Returning to foreign teachers, the many negative comments on that MBC report go to show that though the media has not engaged in much negative reporting reporting on foreign teachers in the past half-decade (see an overview here), the negative attitudes toward them have not gone away. This is not surprising, since they are not only related to more traditional xenophobic attitudes, but also to the deep frustration connected with learning English, and the economic fault lines mastery of English, or lack thereof, reveal. Though foreign teachers sit at the nexus of age-old xenophobic fears and reasonable concerns about school reopenings and children's safety, they are, compared to the LGBTQ community, in a far, far more privileged position. To paraphrase what one foreign teacher wrote, 'Maybe we can take some of the heat off the gay community.' The trend in testing of educators so far suggests that this media interest in foreign teachers may be but a passing trend, however.

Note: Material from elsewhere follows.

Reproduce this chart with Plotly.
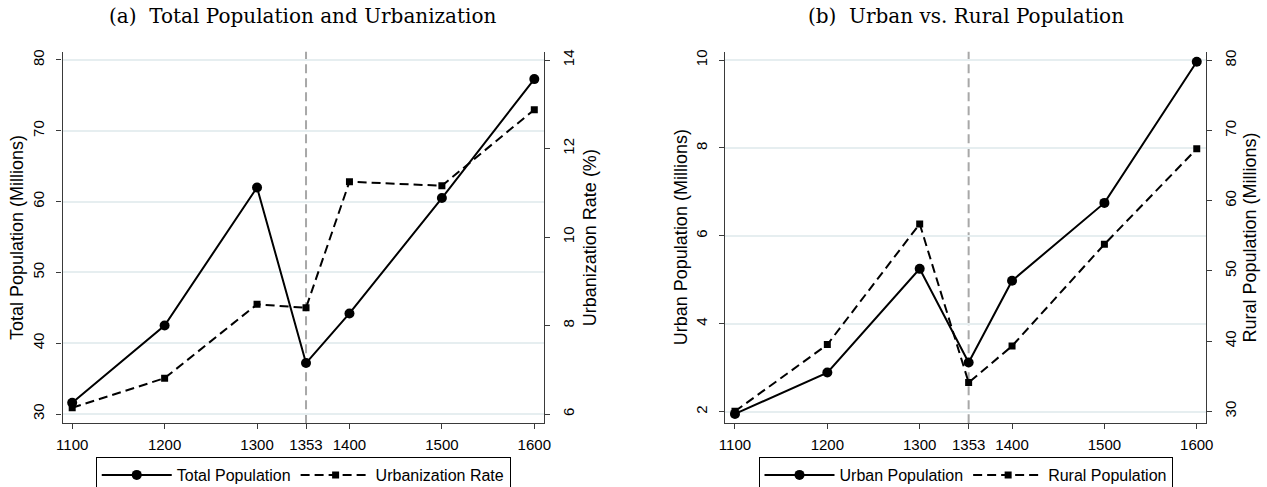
import plotly.graph_objects as go

# Survey years and the break year marked on both panels
years = [1100, 1200, 1300, 1353, 1400, 1500, 1600]
break_year = 1353

# Panel (a): total population (millions) and urbanization rate (%)
total_pop = [31.6, 42.5, 62.0, 37.2, 44.2, 60.5, 77.3]
urban_rate = [6.14, 6.81, 8.48, 8.40, 11.25, 11.16, 12.88]

# Panel (b): urban and rural population (millions)
urban_pop = [1.95, 2.89, 5.25, 3.12, 4.98, 6.75, 9.96]
rural_pop = [30.0, 39.5, 56.7, 34.1, 39.3, 53.8, 67.4]

W, H = 1267, 487
SANS = "Liberation Sans, Arial, sans-serif"
SERIF = "DejaVu Serif, serif"
AXIS_COLOR = "#3a3a3a"
GRID_COLOR = "#e6eef0"

fig = go.Figure()

solid = dict(color="black", width=2)
dashed = dict(color="black", width=2, dash="9px,5px")
circle = dict(symbol="circle", size=10, color="black")
square = dict(symbol="square", size=7, color="black")

fig.add_trace(go.Scatter(x=years, y=total_pop, name="Total Population",
                         mode="lines+markers", line=solid, marker=circle,
                         xaxis="x", yaxis="y", legend="legend"))
fig.add_trace(go.Scatter(x=years, y=urban_rate, name="Urbanization Rate",
                         mode="lines+markers", line=dashed, marker=square,
                         xaxis="x", yaxis="y2", legend="legend"))
fig.add_trace(go.Scatter(x=years, y=urban_pop, name="Urban Population",
                         mode="lines+markers", line=solid, marker=circle,
                         xaxis="x2", yaxis="y3", legend="legend2"))
fig.add_trace(go.Scatter(x=years, y=rural_pop, name="Rural Population",
                         mode="lines+markers", line=dashed, marker=square,
                         xaxis="x2", yaxis="y4", legend="legend2"))

ydom = [1 - 423.3 / H, 1 - 51.7 / H]
dom_a = [62.5 / W, 544 / W]
dom_b = [725 / W, 1206 / W]

tickfont = dict(family=SANS, size=15, color="black")

def xaxis(domain, rng, anchor):
    return dict(domain=domain, range=rng, anchor=anchor,
                tickmode="array", tickvals=years, ticktext=[str(y) for y in years],
                showline=True, linecolor=AXIS_COLOR, linewidth=1.2,
                ticks="outside", ticklen=5, tickcolor=AXIS_COLOR,
                ticklabelstandoff=3,
                showgrid=False, zeroline=False, tickfont=tickfont)

def yaxis(rng, tickvals, anchor, side="left", overlaying=None, grid=False):
    d = dict(domain=ydom, range=rng, anchor=anchor, side=side,
             tickmode="array", tickvals=tickvals,
             showline=True, linecolor=AXIS_COLOR, linewidth=1.2,
             ticks="outside", ticklen=5, tickcolor=AXIS_COLOR,
             ticklabelstandoff=6,
             tickangle=-90, tickfont=tickfont,
             showgrid=grid, gridcolor=GRID_COLOR, gridwidth=1.5,
             zeroline=False)
    if overlaying:
        d["overlaying"] = overlaying
    return d

legend_style = dict(orientation="h", xanchor="center",
                    y=1 - 457 / H, yanchor="top", bordercolor="black", borderwidth=1,
                    bgcolor="white", itemwidth=70, tracegroupgap=0,
                    font=dict(family=SANS, size=16))

fig.update_layout(
    width=W, height=H,
    margin=dict(l=0, r=0, t=0, b=0, autoexpand=False),
    paper_bgcolor="white", plot_bgcolor="white",
    font=dict(family=SANS, size=15, color="black"),
    xaxis=xaxis(dom_a, [1089.5, 1610.5], "y"),
    yaxis=yaxis([28.69, 81.17], [30, 40, 50, 60, 70, 80], "x", grid=True),
    yaxis2=yaxis([5.79, 14.19], [6, 8, 10, 12, 14], "x", side="right", overlaying="y"),
    xaxis2=xaxis(dom_b, [1089.2, 1610], "y3"),
    yaxis3=yaxis([1.736, 10.19], [2, 4, 6, 8, 10], "x2", grid=True),
    yaxis4=yaxis([28.29, 81.23], [30, 40, 50, 60, 70, 80], "x2", side="right", overlaying="y3"),
    legend=dict(x=(dom_a[0] + dom_a[1]) / 2, **legend_style),
    legend2=dict(x=(dom_b[0] + dom_b[1]) / 2, **legend_style),
)

# Vertical reference line at the break year on both panels
for xr, yr in (("x", "y"), ("x2", "y3")):
    fig.add_shape(type="line", xref=xr, yref=f"{yr} domain",
                  x0=break_year, x1=break_year, y0=0, y1=1,
                  line=dict(color="#a8a8a8", width=2, dash="9px,5px"), layer="below")

# Panel titles
for text, dom in (("(a)\u00a0\u00a0Total Population and Urbanization", dom_a),
                  ("(b)\u00a0\u00a0Urban vs. Rural Population", dom_b)):
    fig.add_annotation(text=text, xref="paper", yref="paper",
                       x=(dom[0] + dom[1]) / 2, y=1 - 16 / H,
                       xanchor="center", yanchor="middle", showarrow=False,
                       font=dict(family=SERIF, size=20, color="black"))

# Axis titles
axis_titles = [
    ("Total Population (Millions)", 17.5),
    ("Urbanization Rate (%)", 590.7),
    ("Urban Population (Millions)", 681.7),
    ("Rural Population (Millions)", 1250),
]
ymid = 1 - ((51.7 + 423.3) / 2) / H
for text, px in axis_titles:
    fig.add_annotation(text=text, xref="paper", yref="paper",
                       x=px / W, y=ymid, xanchor="center", yanchor="middle",
                       textangle=-90, showarrow=False,
                       font=dict(family=SANS, size=18, color="black"))

fig.write_html("out.html")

[Update: I may be wrong about that, considering this article was published today.]
Hopefully the fact that discrimination against the LGBTQ community is so obviously hampering the authorities' attempts to control the spread of the virus will change some minds, at least in the government, about the necessity of trying to prevent such discrimination. I'll admit I'm not all that optimistic, but one can hope.
Update, May 17:
Minutes after publishing this post I was sent a link to a Yonhap News article which argued that even if foreign teachers didn't go to Itaewon, parents should still feel anxiety and be worried about them, and maybe they should all be tested for the disease regardless. I translated that article here. A friend of a friend also translated a number of the comments left on that article. Many were critical of teachers, but quite a few were also dismissive of the 'witch hunt' going on. Still, one argued that US soldiers needed to be tested too (reminiscent of the AIDS scare in the late 1980s), and another showed a certain disturbing mindset: "They are a bad influence. I think recklessly letting foreigners in has something to do with the rising number of gays in our country. I wish we could kick the illegals out and purify the country somewhat."

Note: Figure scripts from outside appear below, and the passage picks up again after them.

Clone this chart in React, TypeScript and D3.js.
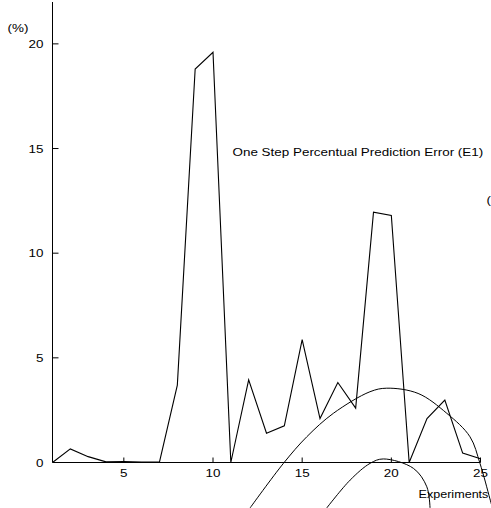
import React from "react";
import * as d3 from "d3";

// experiment index and one-step percentual prediction error (E1), in %
const experiments = [1, 2, 3, 4, 5, 6, 7, 8, 9, 10, 11, 12, 13, 14, 15, 16, 17, 18, 19, 20, 21, 22, 23, 24, 25];
const errorE1 = [0, 0.65, 0.28, 0.03, 0.05, 0.02, 0.03, 3.7, 18.8, 19.6, 0, 3.95, 1.4, 1.75, 5.87, 2.1, 3.82, 2.6, 11.96, 11.8, 0, 2.1, 2.98, 0.45, 0.18];

const xTicks = [5, 10, 15, 20, 25];
const yTicks = [0, 5, 10, 15, 20];

// stray curves in the scan, traced in data units
const bigArcX = [12.08, 13.95, 15.26, 16.75, 18.8, 19.74, 21.5, 23.11, 24.41, 24.97, 25.53, 25.7];
const bigArcY = [-2.17, -0.04, 1.23, 2.35, 3.38, 3.55, 3.3, 2.35, 1.23, -0.04, -1.74, -2.27];
const smallArcX = [16.38, 17.69, 18.81, 19.55, 21.24, 21.99, 22.17];
const smallArcY = [-2.17, -0.84, -0.04, 0.17, -0.28, -1.16, -2.17];

const W = 491;
const H = 508;
const FONT = "'Liberation Sans', Arial, Helvetica, sans-serif";
const SX = 1.28;

const Label = ({ x, y, anchor = "start", sx = SX, children }: any) => (
  <text
    transform={`translate(${x},${y}) scale(${sx},1)`}
    textAnchor={anchor}
    fontFamily={FONT}
    fontSize={10.5}
    fill="#000"
  >
    {children}
  </text>
);

export default function App() {
  const x = d3.scaleLinear().domain([1, 25]).range([52.5, 480.5]);
  const y = d3.scaleLinear().domain([0, 22]).range([462.5, 2]);

  const line = d3
    .line<number>()
    .x((d, i) => x(experiments[i]))
    .y((d) => y(d));

  const arc = d3
    .line<[number, number]>()
    .x((d) => x(d[0]))
    .y((d) => y(d[1]))
    .curve(d3.curveCatmullRom);

  const big = bigArcX.map((v, i) => [v, bigArcY[i]] as [number, number]);
  const small = smallArcX.map((v, i) => [v, smallArcY[i]] as [number, number]);

  return (
    <div style={{ position: "fixed", left: 0, top: 0, width: W, height: H, background: "#fff" }}>
      <svg width={W} height={H} style={{ display: "block" }}>
        {/* axes */}
        <line x1={x(1)} x2={x(1)} y1={y(22)} y2={y(0)} stroke="#000" />
        <line x1={x(1)} x2={x(25)} y1={y(0)} y2={y(0)} stroke="#000" />
        {yTicks.map((t) => (
          <g key={"y" + t}>
            {t > 0 && <line x1={x(1)} x2={x(1) + 6} y1={y(t)} y2={y(t)} stroke="#000" />}
            <Label x={43.5} y={y(t) + 4} anchor="end">
              {t}
            </Label>
          </g>
        ))}
        {xTicks.map((t) => (
          <g key={"x" + t}>
            <line x1={x(t)} x2={x(t)} y1={y(0)} y2={y(0) - 5} stroke="#000" />
            <Label x={x(t)} y={476.5} anchor="middle">
              {t}
            </Label>
          </g>
        ))}
        <Label x={7.5} y={31.5}>(%)</Label>
        <Label x={232.5} y={156}>One Step Percentual Prediction Error (E1)</Label>
        <Label x={418.5} y={497.5} sx={1.2}>Experiments</Label>
        <Label x={486.5} y={203.5}>(</Label>

        {/* series */}
        <path d={line(errorE1) || ""} fill="none" stroke="#000" strokeWidth={1.1} />

        {/* stray arcs */}
        <path d={arc(big) || ""} fill="none" stroke="#000" strokeWidth={1} />
        <path d={arc(small) || ""} fill="none" stroke="#000" strokeWidth={1} />
      </svg>
    </div>
  );
}
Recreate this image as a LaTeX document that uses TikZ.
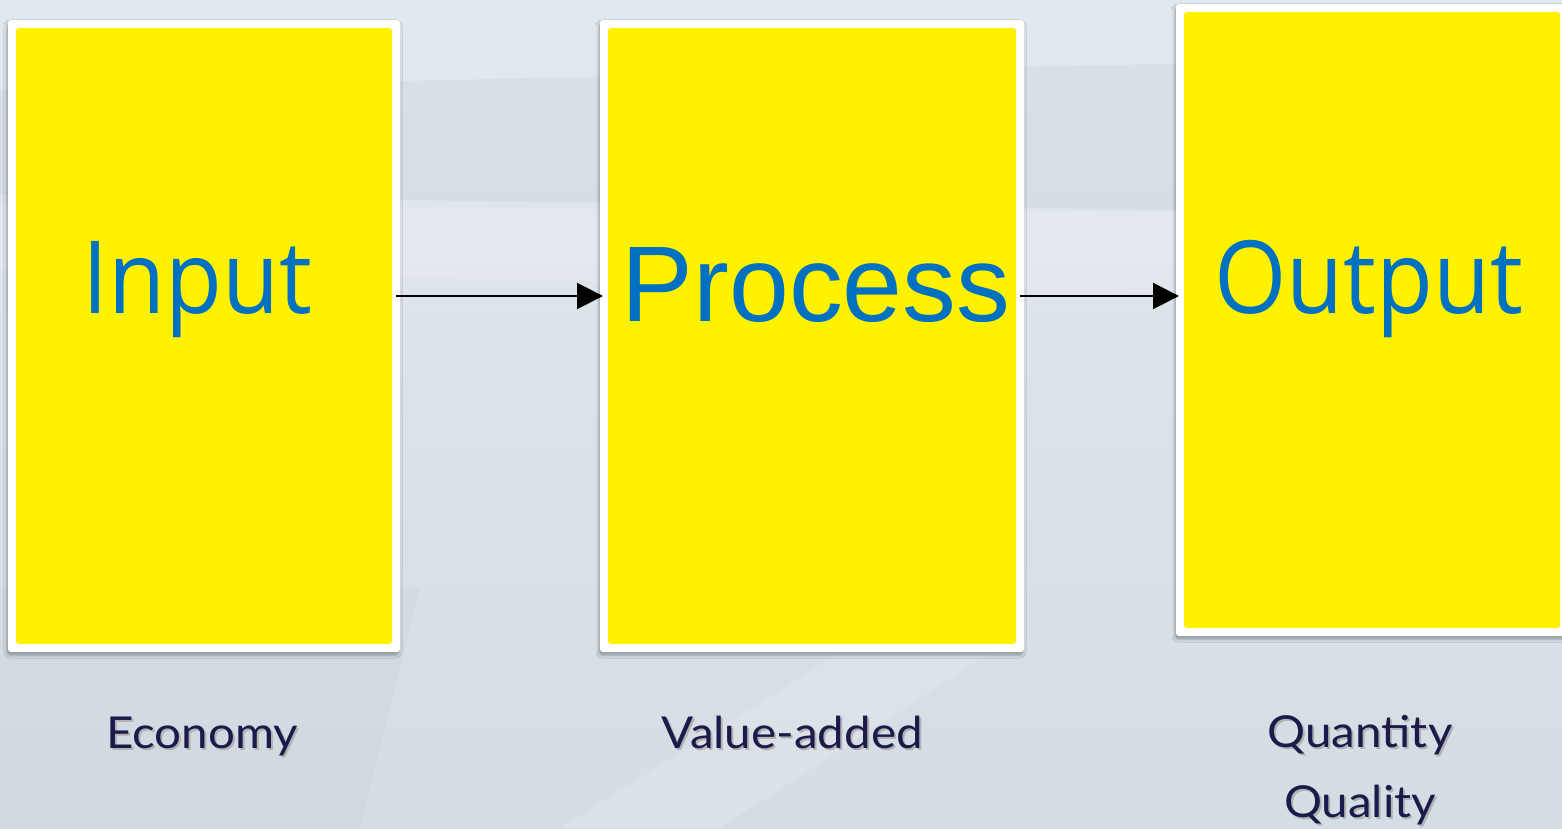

Anyone hoping for the Korean government to help in such matters should prepare to be disappointed. In a recent interview on German television, Korea's foreign minister said "We don't have a consensus on the rights of the sexual minorities and people with various gender identities." Well, what can you expect from an administration led by a former human rights attorney? Ahem. Still, I suppose she did say the government was trying not to aggravate prejudice against sexual minorities while dealing with COVID-19. And I did notice that one article said to have used discriminatory language against the LGBTQ community no longer contained any when I recently read it, suggesting that either the news outlet decided to edit it or it was told to do so.